Q1: Simulating Loan Processing
ZipLoan, Inc. operates a B2B website for (relatively) speedy business loans. In this problem, you will simulate ZipLoans operation. For simplicity, we will assume that the ZipLoans operations are a continuous, 24/7 affair (for a more realistic model, this assumption could be changed by using Arenas schedule features and/or changing the number of hours per day in the replication parameters dialog box). ZipLoans process may be modeled as follows:
Loan applications arrive from ZipLoans website in a memoryless manner, with an average time between applications of 1.2 hours.
Each loan application must be analyzed by an underwriter.
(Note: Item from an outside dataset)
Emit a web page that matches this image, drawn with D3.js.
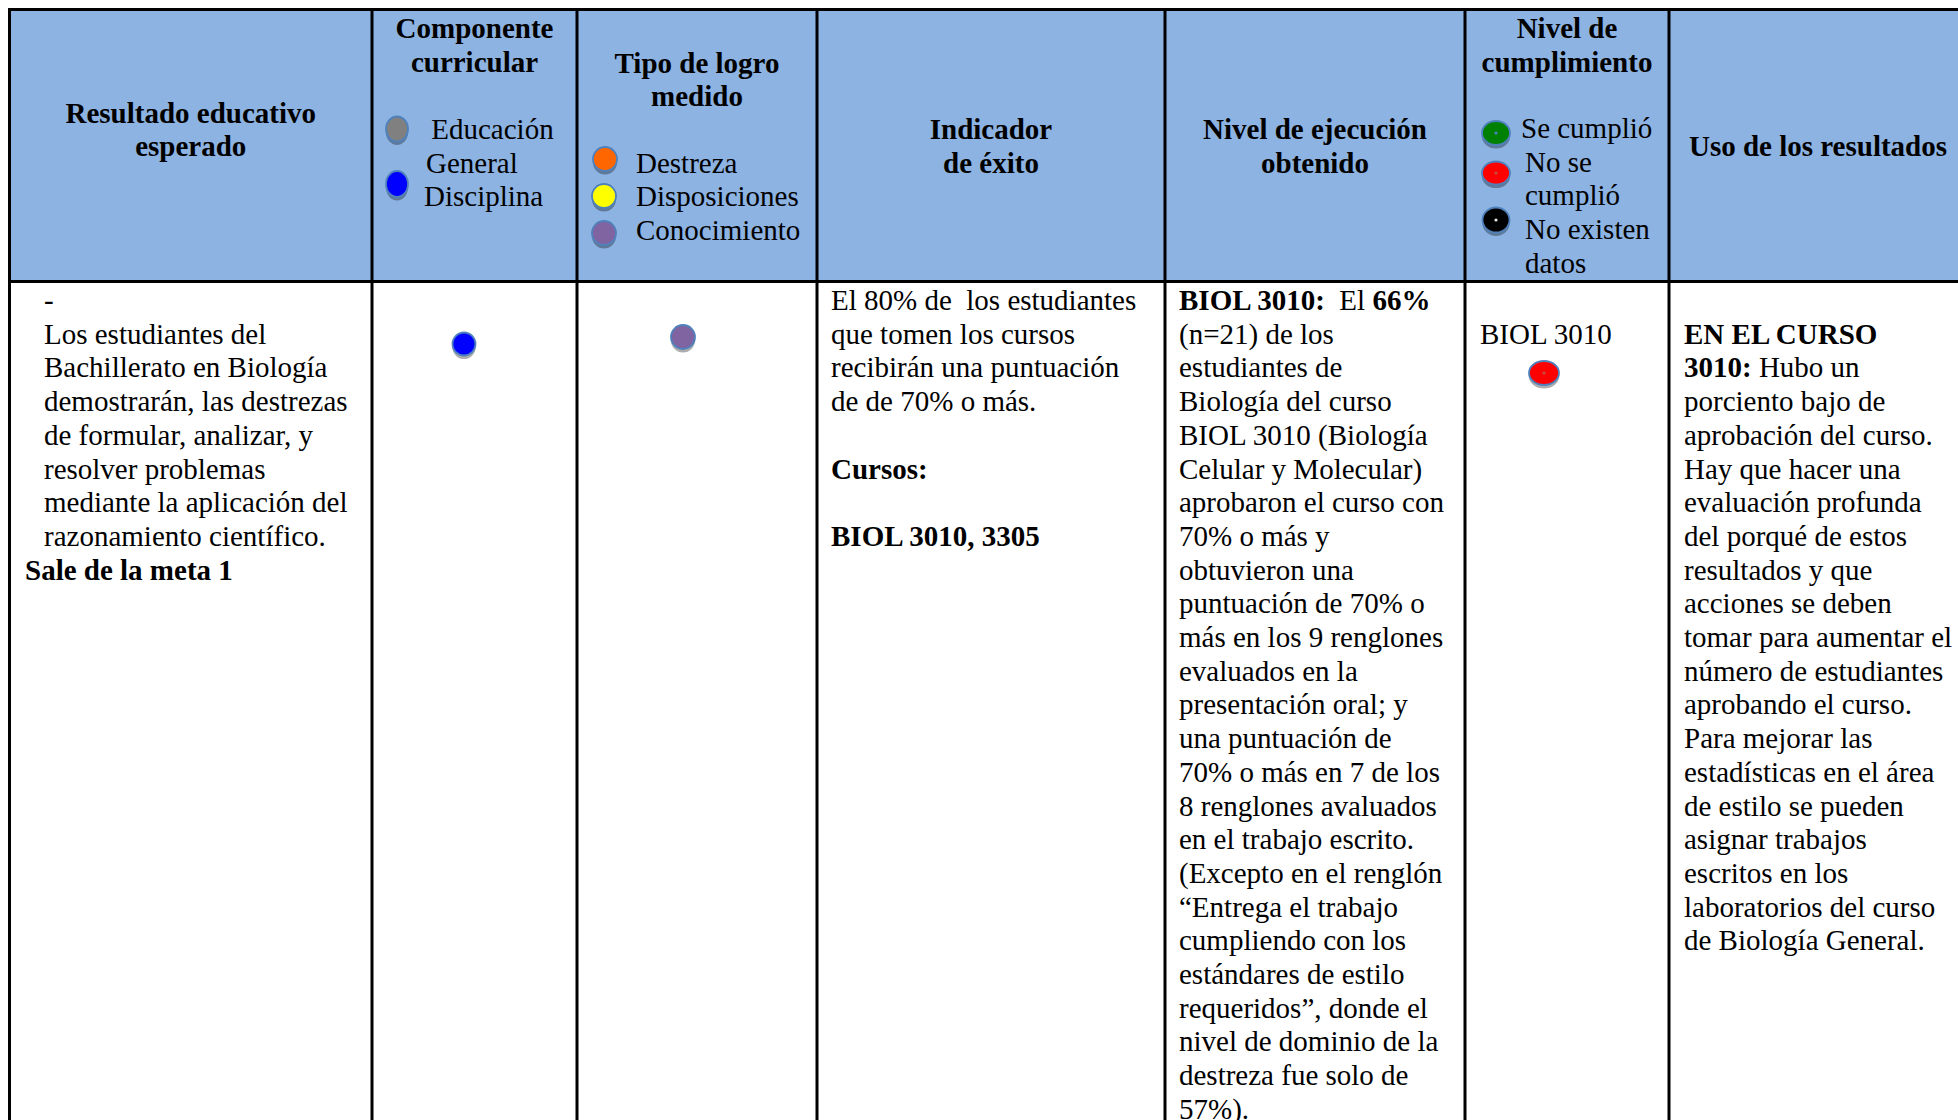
<!DOCTYPE html>
<html>
<head>
<meta charset="utf-8">
<script src="https://cdn.jsdelivr.net/npm/d3@7/dist/d3.min.js"></script>
<style>
  html, body { margin: 0; padding: 0; background: #fff; overflow: hidden; }
  svg text { font-family: "Liberation Serif", "Times New Roman", serif; white-space: pre; fill: #000; }
</style>
</head>
<body>
<svg id="chart" width="1958" height="1120"></svg>
<script>
// ---------------- DATA ----------------
const columns = ["resultado", "componente", "tipo", "indicador", "ejecucion", "cumplimiento", "uso"];

const headerLines = [
  ["Resultado educativo", "esperado"],
  ["Componente", "curricular"],
  ["Tipo de logro", "medido"],
  ["Indicador", "de éxito"],
  ["Nivel de ejecución", "obtenido"],
  ["Nivel de", "cumplimiento"],
  ["Uso de los resultados"]
];

const componenteCategories = ["Educación General", "Disciplina"];
const componenteLegendLines = [[" Educación", "General"], ["Disciplina"]];

const tipoCategories = ["Destreza", "Disposiciones", "Conocimiento"];

const cumplimientoCategories = ["Se cumplió", "No se cumplió", "No existen datos"];
const cumplimientoLegendLines = [["Se cumplió"], ["No se", "cumplió"], ["No existen", "datos"]];

// row values
const rowComponente = ["Disciplina"];
const rowTipo = ["Conocimiento"];
const rowCursos = ["BIOL 3010"];
const rowCumplimiento = ["No se cumplió"];

// cell texts: each line is a list of [text, bold] segments, null = blank line
const resultadoText = [
  [["-", false]],
  [["Los estudiantes del", false]],
  [["Bachillerato en Biología", false]],
  [["demostrarán, las destrezas", false]],
  [["de formular, analizar, y", false]],
  [["resolver problemas", false]],
  [["mediante la aplicación del", false]],
  [["razonamiento científico.", false]],
  [["Sale de la meta 1", true]]
];

const indicadorText = [
  [["El 80% de  los estudiantes", false]],
  [["que tomen los cursos", false]],
  [["recibirán una puntuación", false]],
  [["de de 70% o más.", false]],
  null,
  [["Cursos:", true]],
  null,
  [["BIOL 3010, 3305", true]]
];

const ejecucionText = [
  [["BIOL 3010:", true], ["  El ", false], ["66%", true]],
  [["(n=21) de los", false]],
  [["estudiantes de", false]],
  [["Biología del curso", false]],
  [["BIOL 3010 (Biología", false]],
  [["Celular y Molecular)", false]],
  [["aprobaron el curso con", false]],
  [["70% o más y", false]],
  [["obtuvieron una", false]],
  [["puntuación de 70% o", false]],
  [["más en los 9 renglones", false]],
  [["evaluados en la", false]],
  [["presentación oral; y", false]],
  [["una puntuación de", false]],
  [["70% o más en 7 de los", false]],
  [["8 renglones avaluados", false]],
  [["en el trabajo escrito.", false]],
  [["(Excepto en el renglón", false]],
  [["“Entrega el trabajo", false]],
  [["cumpliendo con los", false]],
  [["estándares de estilo", false]],
  [["requeridos”, donde el", false]],
  [["nivel de dominio de la", false]],
  [["destreza fue solo de", false]],
  [["57%).", false]]
];

const usoText = [
  null,
  [["EN EL CURSO", true]],
  [["3010:", true], [" Hubo un", false]],
  [["porciento bajo de", false]],
  [["aprobación del curso.", false]],
  [["Hay que hacer una", false]],
  [["evaluación profunda", false]],
  [["del porqué de estos", false]],
  [["resultados y que", false]],
  [["acciones se deben", false]],
  [["tomar para aumentar el", false]],
  [["número de estudiantes", false]],
  [["aprobando el curso.", false]],
  [["Para mejorar las", false]],
  [["estadísticas en el área", false]],
  [["de estilo se pueden", false]],
  [["asignar trabajos", false]],
  [["escritos en los", false]],
  [["laboratorios del curso", false]],
  [["de Biología General.", false]]
];

// ---------------- LAYOUT ----------------
const W = 1958, H = 1120;
const FS = 29;
const colEdges = [9.5, 372, 577, 817, 1165, 1465, 1669, 1967];
const tableTop = 9.5, headerBottom = 281.5, tableBottom = 1200;

const xLeft = d3.scaleOrdinal().domain(columns).range(colEdges.slice(0, 7));
const xRight = d3.scaleOrdinal().domain(columns).range(colEdges.slice(1));
const xCenter = c => (xLeft(c) + xRight(c)) / 2;

// body line baselines
const lineY = d3.scaleLinear().domain([0, 1]).range([310, 343.7]);

const colorComponente = d3.scaleOrdinal().domain(componenteCategories).range(["#808080", "#0000ff"]);
const colorTipo = d3.scaleOrdinal().domain(tipoCategories).range(["#ff6600", "#ffff00", "#8064a2"]);
const colorCumpl = d3.scaleOrdinal().domain(cumplimientoCategories).range(["#008000", "#ff0000", "#000000"]);
const dotCumpl = d3.scaleOrdinal().domain(cumplimientoCategories).range(["#4f81bd", "#c0504d", "#e6e6e6"]);

const svg = d3.select("#chart");

// header background
svg.append("rect")
  .attr("x", colEdges[0]).attr("y", tableTop)
  .attr("width", colEdges[7] - colEdges[0]).attr("height", headerBottom - tableTop)
  .attr("fill", "#8db3e2");

// grid lines
const grid = svg.append("g").attr("stroke", "#000").attr("stroke-width", 3);
grid.selectAll("line.v").data(colEdges).join("line")
  .attr("class", "v")
  .attr("x1", d => d).attr("x2", d => d)
  .attr("y1", tableTop - 1.5).attr("y2", tableBottom);
grid.selectAll("line.h").data([tableTop, headerBottom]).join("line")
  .attr("class", "h")
  .attr("x1", colEdges[0] - 1.5).attr("x2", colEdges[7] + 1.5)
  .attr("y1", d => d).attr("y2", d => d);

// ---------------- HEADER TEXT ----------------
const headerBaselines = [
  [122.5, 156],
  [37.5, 71.5],
  [72.5, 106],
  [138.5, 172.5],
  [138.5, 172.5],
  [37.5, 71.5],
  [155.5]
];
const hdr = svg.append("g").attr("font-weight", "bold").attr("font-size", FS).attr("text-anchor", "middle");
columns.forEach((c, i) => {
  hdr.selectAll(null).data(headerLines[i]).join("text")
    .attr("x", xCenter(c))
    .attr("y", (d, j) => headerBaselines[i][j])
    .text(d => d);
});

// marker helper
function marker(g, cx, cy, rx, ry, fill, dot) {
  g.append("ellipse").attr("cx", cx).attr("cy", cy + 3.5).attr("rx", rx).attr("ry", ry)
    .attr("fill", "rgba(0,0,0,0.32)");
  g.append("ellipse").attr("cx", cx).attr("cy", cy).attr("rx", rx).attr("ry", ry)
    .attr("fill", fill).attr("stroke", "#4f81bd").attr("stroke-width", 1.8);
  if (dot) g.append("circle").attr("cx", cx).attr("cy", cy).attr("r", 1.6).attr("fill", dot);
}

const legend = svg.append("g").attr("font-size", FS);

// componente legend
const compMarkers = [[397, 129, 11, 12.5], [397, 184, 11, 13]];
const compText = [[[431, 138.5], [426, 172.5]], [[424, 205.5]]];
componenteCategories.forEach((cat, i) => {
  const m = compMarkers[i];
  marker(legend, m[0], m[1], m[2], m[3], colorComponente(cat));
  componenteLegendLines[i].forEach((t, j) => {
    legend.append("text").attr("x", compText[i][j][0] - (j === 0 && i === 0 ? 7 : 0)).attr("y", compText[i][j][1]).text(t);
  });
});

// tipo legend
const tipoMarkers = [[605, 159, 12, 12], [604, 196, 12, 12], [604, 233, 12, 12]];
const tipoBase = [172.5, 205.5, 239.5];
tipoCategories.forEach((cat, i) => {
  const m = tipoMarkers[i];
  marker(legend, m[0], m[1], m[2], m[3], colorTipo(cat));
  legend.append("text").attr("x", 636).attr("y", tipoBase[i]).text(cat);
});

// cumplimiento legend
const cumMarkers = [[1496, 133, 14, 12], [1496, 173, 14, 11.5], [1496, 220, 13.5, 12.5]];
const cumText = [[[1521, 137.5]], [[1525, 171.5], [1525, 204.5]], [[1525, 238.5], [1525, 272.5]]];
cumplimientoCategories.forEach((cat, i) => {
  const m = cumMarkers[i];
  marker(legend, m[0], m[1], m[2], m[3], colorCumpl(cat), dotCumpl(cat));
  cumplimientoLegendLines[i].forEach((t, j) => {
    legend.append("text").attr("x", cumText[i][j][0]).attr("y", cumText[i][j][1]).text(t);
  });
});

// ---------------- BODY ----------------
function drawLines(lines, x, xOverride) {
  const g = svg.append("g").attr("font-size", FS);
  lines.forEach((line, i) => {
    if (!line) return;
    const t = g.append("text").attr("x", xOverride ? xOverride(i, line) : x).attr("y", lineY(i));
    line.forEach(seg => {
      t.append("tspan").attr("font-weight", seg[1] ? "bold" : "normal").text(seg[0]);
    });
  });
}

drawLines(resultadoText, 44, (i, line) => (line[0][1] ? 25 : 44));
drawLines(indicadorText, 831);
drawLines(ejecucionText, 1179);
drawLines(usoText, 1684);

// componente / tipo markers in body row
const body = svg.append("g");
rowComponente.forEach(c => marker(body, 464, 344, 11.5, 11.5, colorComponente(c)));
rowTipo.forEach(c => marker(body, 683, 337, 12, 12, colorTipo(c)));

// cumplimiento cell
rowCursos.forEach((c, i) => {
  body.append("text").attr("font-size", FS).attr("x", 1480).attr("y", lineY(1 + i * 2)).text(c);
  marker(body, 1544, 373, 15, 12, colorCumpl(rowCumplimiento[i]), "#c0504d");
});
</script>
</body>
</html>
The time required for underwriting is well-modeled by a triangular random variable with a minimum of 1 hour, a most likely value of 3 hours, and a maximum value of 5 hours. You always keep 4 underwriters on staff, and applications wait in a queue if no underwriters are available when they arrive.
Historically, your underwriters approve 43% of the loan applications they analyze. The remainder are rejected.
For each loan approved by underwriters, additional work must be done to prepare a loan offer. For each loan, the time required is well-modeled by a triangular distribution with a minimum value of 4 hours, a most likely value of 5 hours, and maximum of 8 hours. This work is performed by employees called regular staffers, and processing a loan requires one regular staffer. You have 4 regular staffers, and approved loans wait in queue if all regular staffers are currently busy.
After preparation, each offer is sent back to the applicant. In 75% of the cases, the applicant accepts the offer, but sometimes applicants decline (for example, because they obtained better terms from another lender). The time applicants take to decide whether to accept loan offers is well-modeled by a triangular distribution with a minimum value of 1 hour, a most likely value of 48 hours, and a maximum value of 168 hours (one week).
If an offer is accepted, some additional work must be done to complete the origination of the loan; after this step, the process is complete. This process takes a single regular staffer, from the same pool of 4 workers who prepare offers, an amount of time that is well modeled by a uniform distribution between 3 and 4 hours. If all regular staffers are currently busy, an offer waits in a queue until a staffer is available.
Build an Arena model corresponding to this process. Enable statistics collection for entities, resources, queues, and processes, and use hours as your base time unit. Simulate 400 days of operation, plus a warm-up time of 4 days.
Based on running your simulation, answer the following questions:
For cases in which loans approved, use the Arena output report to estimate how much time passes on average, between the customer submitting their application and receiving their loan offer. What percentage of this average is queuing time? Show your work.
From the time a customer accepts an offer, estimate how long takes, on average, for origination of the loan to be complete. Again, use the Arena output report and show your work. What percentage of this average is queuing time?
What percentage of the time are the underwriters busy?
What percentage of the time are the regular staffers busy?
Submit your work as follows on Canvas:
Submit your Arena .doe model file
Prepare a document giving your answers to and showing your work for questions (a)-(d). Include screen shots from the relevant parts of the Arena output report spreadsheet to help justify each of your answers.